** START OF Available data **

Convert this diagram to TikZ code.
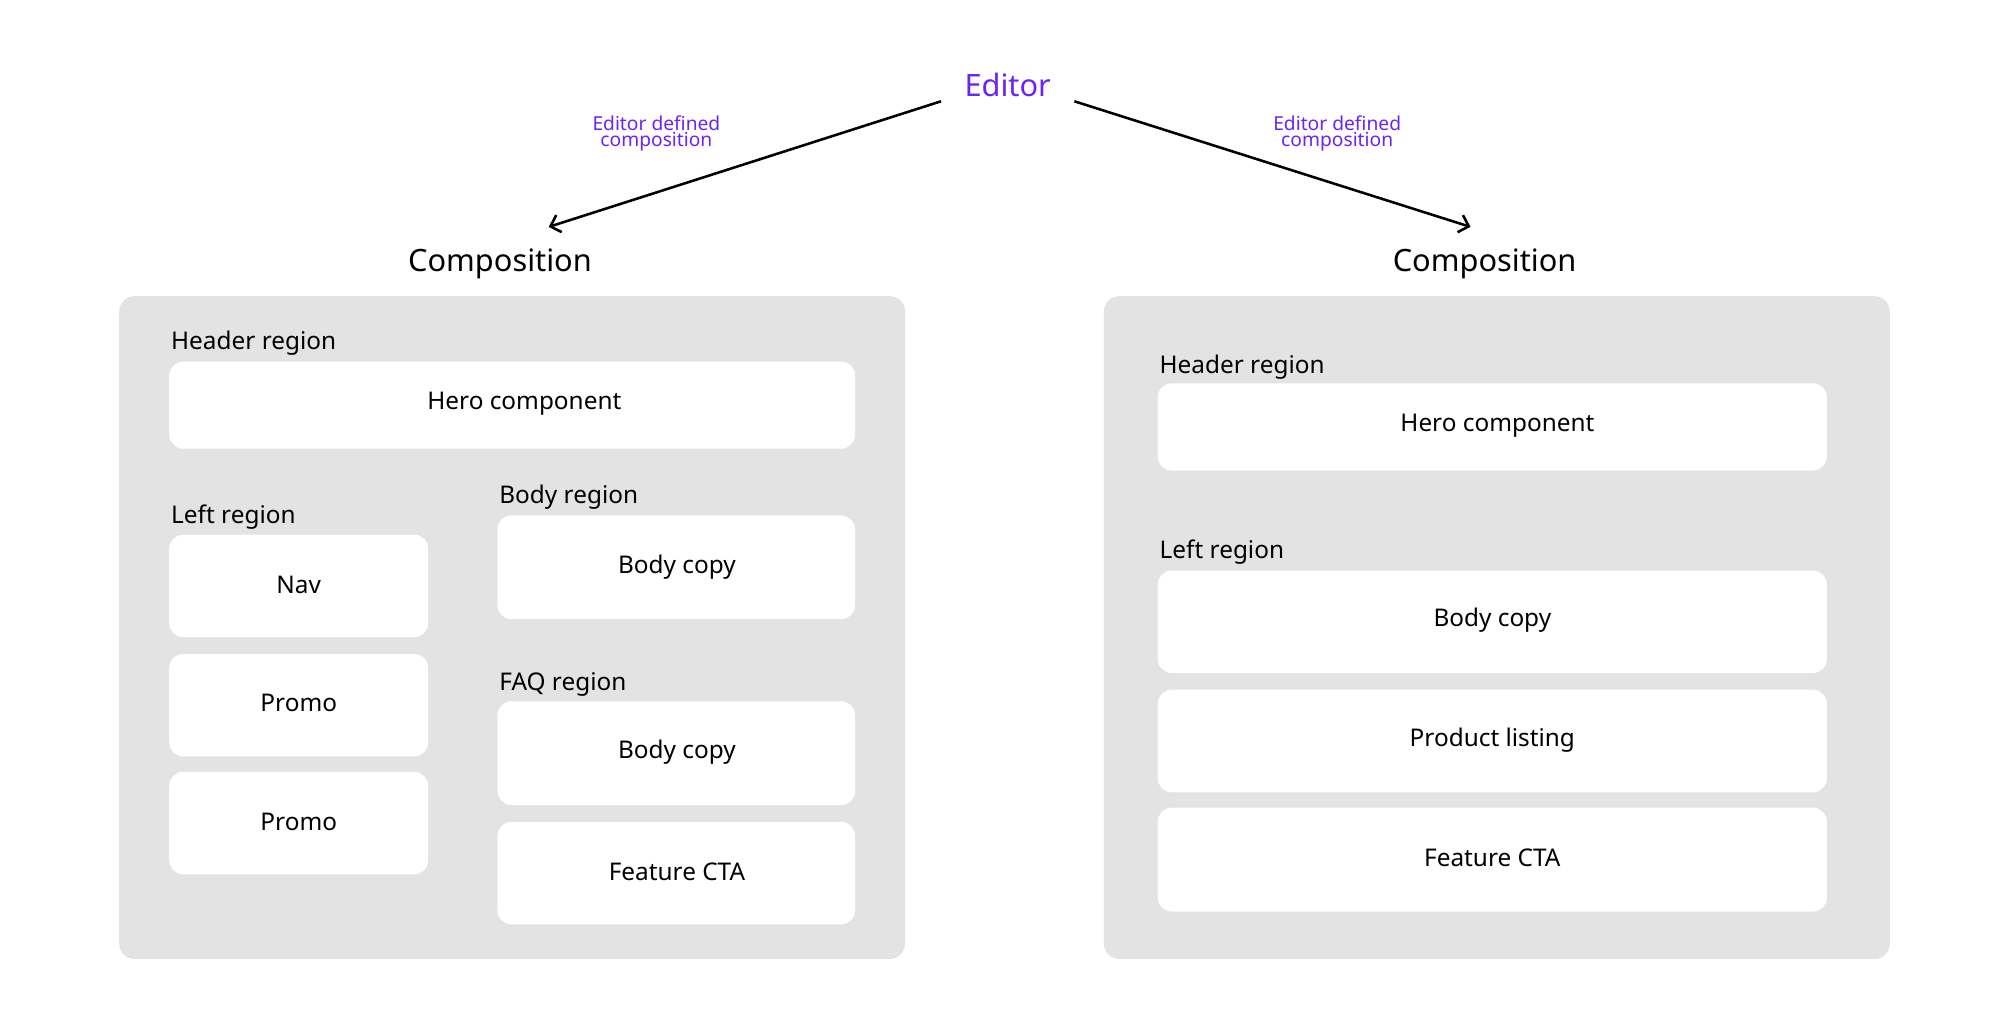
\documentclass[tikz,border=0pt]{standalone}
\usepackage{fontspec}
\setmainfont{Noto Sans}
\usetikzlibrary{arrows.meta}
\definecolor{purp}{HTML}{6B24F5}
\definecolor{panel}{HTML}{E3E3E3}
\begin{document}
\begin{tikzpicture}[x=1pt,y=-1pt,
  panel/.style={fill=panel,rounded corners=12pt},
  card/.style={fill=white,rounded corners=11pt},
  lbl/.style={anchor=west,font=\fontsize{19}{22}\selectfont},
  ctext/.style={font=\fontsize{19}{22}\selectfont},
  small/.style={text=purp,align=center,font=\fontsize{15}{16}\selectfont},
  arr/.style={line width=2pt,-{Straight Barb[length=7pt,width=14pt]}}]
\useasboundingbox (0,0) rectangle (1560,802);
\node[text=purp,font=\fontsize{24}{28}\selectfont] (ed) at (786,66) {Editor};
\coordinate (ls) at (734,79); \coordinate (le) at (428,177);
\coordinate (rs) at (838,79); \coordinate (re) at (1147,177);
\draw[arr] (ls) -- (le);
\draw[arr] (rs) -- (re);
\node[small] (l1) at (512,104) {Editor defined\\[-3pt]composition};
\node[small] (l2) at (1043,104) {Editor defined\\[-3pt]composition};
\node[font=\fontsize{24}{28}\selectfont] (c1) at (390,206) {Composition};
\node[font=\fontsize{24}{28}\selectfont] (c2) at (1158,206) {Composition};
% left panel
\fill[panel] (93,231) rectangle (706,748);
\node[lbl] at (130,268) {Header region};
\fill[card] (132,282) rectangle (667,350); \node[ctext] at (409,315) {Hero component};
\node[lbl] at (130,403) {Left region};
\fill[card] (132,417) rectangle (334,497); \node[ctext] at (233,456) {Nav};
\fill[card] (132,510) rectangle (334,590); \node[ctext] at (233,548) {Promo};
\fill[card] (132,602) rectangle (334,682); \node[ctext] at (233,641) {Promo};
\node[lbl] at (386,388) {Body region};
\fill[card] (388,402) rectangle (667,483); \node[ctext] at (528,442) {Body copy};
\node[lbl] at (386,534) {FAQ region};
\fill[card] (388,547) rectangle (667,628); \node[ctext] at (528,587) {Body copy};
\fill[card] (388,641) rectangle (667,721); \node[ctext] at (528,680) {Feature CTA};
% right panel
\fill[panel] (861,231) rectangle (1474,748);
\node[lbl] at (901,286) {Header region};
\fill[card] (903,299) rectangle (1425,367); \node[ctext] at (1168,332) {Hero component};
\node[lbl] at (901,431) {Left region};
\fill[card] (903,445) rectangle (1425,525); \node[ctext] at (1164,484) {Body copy};
\fill[card] (903,538) rectangle (1425,618); \node[ctext] at (1164,577) {Product listing};
\fill[card] (903,630) rectangle (1425,711); \node[ctext] at (1164,669) {Feature CTA};
\end{tikzpicture}
\end{document}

** END OF Available data **

Print out the whole of the material word for word, without pictures.

Convert this diagram to TikZ code.
\documentclass[tikz,border=0pt]{standalone}
\usepackage{fontspec}
\setmainfont{Noto Sans}
\usetikzlibrary{arrows.meta}
\definecolor{purp}{HTML}{6B24F5}
\definecolor{panel}{HTML}{E3E3E3}
\begin{document}
\begin{tikzpicture}[x=1pt,y=-1pt,
  panel/.style={fill=panel,rounded corners=12pt},
  card/.style={fill=white,rounded corners=11pt},
  lbl/.style={anchor=west,font=\fontsize{19}{22}\selectfont},
  ctext/.style={font=\fontsize{19}{22}\selectfont},
  small/.style={text=purp,align=center,font=\fontsize{15}{16}\selectfont},
  arr/.style={line width=2pt,-{Straight Barb[length=7pt,width=14pt]}}]
\useasboundingbox (0,0) rectangle (1560,802);
\node[text=purp,font=\fontsize{24}{28}\selectfont] (ed) at (786,66) {Editor};
\coordinate (ls) at (734,79); \coordinate (le) at (428,177);
\coordinate (rs) at (838,79); \coordinate (re) at (1147,177);
\draw[arr] (ls) -- (le);
\draw[arr] (rs) -- (re);
\node[small] (l1) at (512,104) {Editor defined\\[-3pt]composition};
\node[small] (l2) at (1043,104) {Editor defined\\[-3pt]composition};
\node[font=\fontsize{24}{28}\selectfont] (c1) at (390,206) {Composition};
\node[font=\fontsize{24}{28}\selectfont] (c2) at (1158,206) {Composition};
% left panel
\fill[panel] (93,231) rectangle (706,748);
\node[lbl] at (130,268) {Header region};
\fill[card] (132,282) rectangle (667,350); \node[ctext] at (409,315) {Hero component};
\node[lbl] at (130,403) {Left region};
\fill[card] (132,417) rectangle (334,497); \node[ctext] at (233,456) {Nav};
\fill[card] (132,510) rectangle (334,590); \node[ctext] at (233,548) {Promo};
\fill[card] (132,602) rectangle (334,682); \node[ctext] at (233,641) {Promo};
\node[lbl] at (386,388) {Body region};
\fill[card] (388,402) rectangle (667,483); \node[ctext] at (528,442) {Body copy};
\node[lbl] at (386,534) {FAQ region};
\fill[card] (388,547) rectangle (667,628); \node[ctext] at (528,587) {Body copy};
\fill[card] (388,641) rectangle (667,721); \node[ctext] at (528,680) {Feature CTA};
% right panel
\fill[panel] (861,231) rectangle (1474,748);
\node[lbl] at (901,286) {Header region};
\fill[card] (903,299) rectangle (1425,367); \node[ctext] at (1168,332) {Hero component};
\node[lbl] at (901,431) {Left region};
\fill[card] (903,445) rectangle (1425,525); \node[ctext] at (1164,484) {Body copy};
\fill[card] (903,538) rectangle (1425,618); \node[ctext] at (1164,577) {Product listing};
\fill[card] (903,630) rectangle (1425,711); \node[ctext] at (1164,669) {Feature CTA};
\end{tikzpicture}
\end{document}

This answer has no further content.